The University of St Andrews Students' Association and Athletic Union have several elected positions which entitle the holder to wear a gown emblazoned with the coats of arms of the Students' Association or Athletic Union and the coat of arms of the University.
- Association President: Full length red gown with blue facings and collar.
- Director of Student Development & Activities: Full length black gown with purple facings and collar.
- Director of Education: Full length black gown with blue facings and collar.
- Director of Events & Services: Full length black gown with gold facings and collar.
- Director of Wellbeing: Full length black gown with green facings and collar.
- President of the Athletic Union: Full length black gown with sky blue facings emblazoned with Full Blue and Half Blue crest.
- Association Chair: Full length black gown with red facings and collar.
- Association LGBT+ Officer: Full length navy gown with rainbow facings.
- SSC Charities Officer: Full length blue gown with blue facings and collar.
- SSC Debates Officer: Full length blue gown with pink facings and collar.

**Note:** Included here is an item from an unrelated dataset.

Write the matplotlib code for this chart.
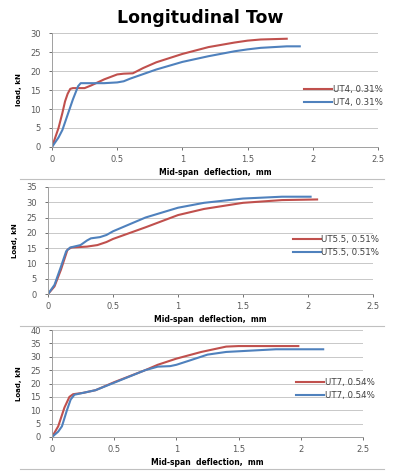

- SSC Volunteering Officer: Full length blue gown with green facings and collar.
- SSC Postgraduate Officer: Full length red gown with red facings and collar.
- SSC Societies Officer: Full length black gown with blue facings and collar.

Additionally, the President of St Mary's College is entitled to wear a graduate dress gown with lace adornments on the sleeve and purple silk lapels. The gown has the shield of St Mary's College on the left breast in fine stitching and bronze filigree.